For Rios, the days leading up to the show were an intense mix of last-minute adjustments and precise craftsmanship. The studio in Soho buzzed with seamstresses ironing garments, adding volume to tulle skirts, fluffing ruffles and ensuring every stitch was perfect before the collection was transported to the venue.
“Christian would come in throughout the day to approve finishing touches and decide whether a garment was complete and ready to be bagged.”
The atmosphere was high pressure, but there was a quiet rhythm to the work, a shared understanding among the team that every detail mattered.
This was no coffee-fetching internship. Rios was deeply involved in the process, working with the garments from start to finish. One particular look required intense focus.
“I created boning casings out of grosgrain, topstitched them together, mapped them out from the pattern piece, hand-sewed all the corners, tacked them with the sewing machine and then helped add the diamond trim through hand sewing.”
Beyond the technical work, the backstage atmosphere was something Rios hadn’t anticipated. “You might not expect how many photographers are there, or how many photos are taken during the backstage preparations,” he says.
“It’s just Whoopi Goldberg a few feet away, taking photos with Christian, or InStyle interviewing Christian right in front of you, and you’re worried you’ll end up in the background.”
The experience gave Rios a new perspective on the industry, one that was both eye-opening and, at times, disillusioning. There was a bittersweet undertone to his realization, especially regarding New York’s once-thriving fashion infrastructure. “Honestly, it was a little depressing… I thought, ‘Damn, I hate the idea of sourcing in the Garment District. It’s so depressing. The Garment District is almost soulless.”

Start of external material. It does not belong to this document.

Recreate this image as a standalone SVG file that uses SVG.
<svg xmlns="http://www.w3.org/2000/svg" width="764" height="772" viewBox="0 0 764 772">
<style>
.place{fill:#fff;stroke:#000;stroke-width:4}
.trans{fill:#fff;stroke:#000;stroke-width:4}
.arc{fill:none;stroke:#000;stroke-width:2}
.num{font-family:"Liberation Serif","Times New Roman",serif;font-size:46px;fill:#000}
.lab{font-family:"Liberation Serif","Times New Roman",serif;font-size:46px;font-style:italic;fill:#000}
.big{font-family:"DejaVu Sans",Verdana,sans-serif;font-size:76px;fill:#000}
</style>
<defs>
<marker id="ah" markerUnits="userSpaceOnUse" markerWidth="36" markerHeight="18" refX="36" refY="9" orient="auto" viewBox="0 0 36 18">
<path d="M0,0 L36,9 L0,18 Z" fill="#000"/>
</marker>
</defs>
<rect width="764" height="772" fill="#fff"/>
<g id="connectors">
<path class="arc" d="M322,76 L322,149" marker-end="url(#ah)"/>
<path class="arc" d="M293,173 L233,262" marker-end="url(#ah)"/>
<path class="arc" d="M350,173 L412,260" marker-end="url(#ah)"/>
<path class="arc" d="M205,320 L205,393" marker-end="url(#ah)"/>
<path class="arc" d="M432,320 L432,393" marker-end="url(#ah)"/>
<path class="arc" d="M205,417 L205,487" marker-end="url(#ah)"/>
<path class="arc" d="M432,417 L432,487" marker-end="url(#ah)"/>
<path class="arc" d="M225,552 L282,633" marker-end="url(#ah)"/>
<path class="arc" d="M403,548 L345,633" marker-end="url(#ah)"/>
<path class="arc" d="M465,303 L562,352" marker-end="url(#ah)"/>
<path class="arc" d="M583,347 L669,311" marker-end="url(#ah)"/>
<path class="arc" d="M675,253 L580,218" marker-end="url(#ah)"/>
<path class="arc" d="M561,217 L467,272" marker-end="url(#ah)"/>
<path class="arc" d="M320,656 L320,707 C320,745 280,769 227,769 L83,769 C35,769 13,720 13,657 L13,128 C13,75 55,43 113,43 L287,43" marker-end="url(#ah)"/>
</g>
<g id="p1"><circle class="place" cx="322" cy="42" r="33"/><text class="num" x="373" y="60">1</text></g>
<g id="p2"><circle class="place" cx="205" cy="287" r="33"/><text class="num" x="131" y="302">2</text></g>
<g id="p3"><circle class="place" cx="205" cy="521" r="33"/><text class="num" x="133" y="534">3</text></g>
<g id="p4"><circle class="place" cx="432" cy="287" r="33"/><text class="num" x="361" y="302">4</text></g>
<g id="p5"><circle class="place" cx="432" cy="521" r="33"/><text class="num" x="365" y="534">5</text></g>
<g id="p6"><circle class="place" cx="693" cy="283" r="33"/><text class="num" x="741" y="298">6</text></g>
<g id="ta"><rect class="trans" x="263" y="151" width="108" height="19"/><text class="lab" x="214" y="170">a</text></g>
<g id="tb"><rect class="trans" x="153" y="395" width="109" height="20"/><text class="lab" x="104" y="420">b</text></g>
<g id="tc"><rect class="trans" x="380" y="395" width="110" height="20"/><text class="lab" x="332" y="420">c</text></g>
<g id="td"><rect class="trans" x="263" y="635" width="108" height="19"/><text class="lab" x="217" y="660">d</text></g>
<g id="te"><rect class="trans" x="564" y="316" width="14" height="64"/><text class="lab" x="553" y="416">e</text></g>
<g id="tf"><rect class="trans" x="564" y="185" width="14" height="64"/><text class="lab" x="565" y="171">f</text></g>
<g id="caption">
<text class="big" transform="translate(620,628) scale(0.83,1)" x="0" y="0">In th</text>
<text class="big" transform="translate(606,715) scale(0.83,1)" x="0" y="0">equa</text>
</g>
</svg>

Still, despite the behind-the-scenes chaos, the endless peeling of plastic film off embellishments, and the exhaustion that comes with high-stakes perfectionism, something was thrilling about it all.
“It shocked me to realize that certain trims or items I sourced would be used in garments made for celebrities. It’s crazy how connected everything is,” he says, emphasizing that Fashion Week isn’t just the perfectly curated show on the runway.
It’s the hands that sew, the chaos that unfolds backstage and the people who make the magic happen before the lights go up.
NYFW has long struggled to define a singular aesthetic; this season made a case for a new kind of American pragmatism. Designers embraced fashion as both armor and expression, with Khaite and Altuzarra leading the charge with structured outerwear, imposing leather trenches and exaggerated shoulders, creating pieces that felt less like clothing and more like armor. Meanwhile, Michael Kors, Proenza Schouler and Tory Burch refined the language of neo-minimalism, where stripped-back sophistication took center stage. Precision tailoring and an almost monastic restraint emphasized a new kind of power dressing, one that spoke in quiet confidence.
For those drawn to romance, Carolina Herrera and Rodarte delivered ethereal florals and dreamlike silhouettes, though not without a rebellious streak. Softness came sharpened with an edge because beauty in 2025 does not exist without a bit of bite.
Despite the high points, the conversation surrounding NYFW this season was laced with existential dread.
New York has long been a launchpad for young talent, but the reality is stark: many of its most promising designers are choosing to show in Paris instead. Willy Chavarria, one of the city’s brightest menswear designers, took his vision overseas, while brands like Eckhaus Latta and Telfar remained off the schedule, leaving a noticeable void in the lineup.
What NYFW lacks isn’t creativity; it’s infrastructure. The absence of a centralized show venue, a fragmented schedule and a lack of financial support for independent designers continue to chip away at its global relevance. There’s an urgent need for industry-wide investment, not just in designers, but in the framework that allows them to thrive.
This season was proof that New York Fashion Week is still a vital, necessary force, just not in the way it once was. It’s no longer the polished, commerce-driven machine of the early 2000s; nor is it the underground incubator of the downtown scene in the 2010s.
Instead, it exists in a liminal space, trying to reconcile its past with an uncertain future.
For NYFW to thrive, it needs to embrace what makes it different: its rebellious spirit, its independence and its ability to produce designers who challenge the status quo. The question isn’t whether New York can compete with Paris or Milan. The question is whether it even needs to.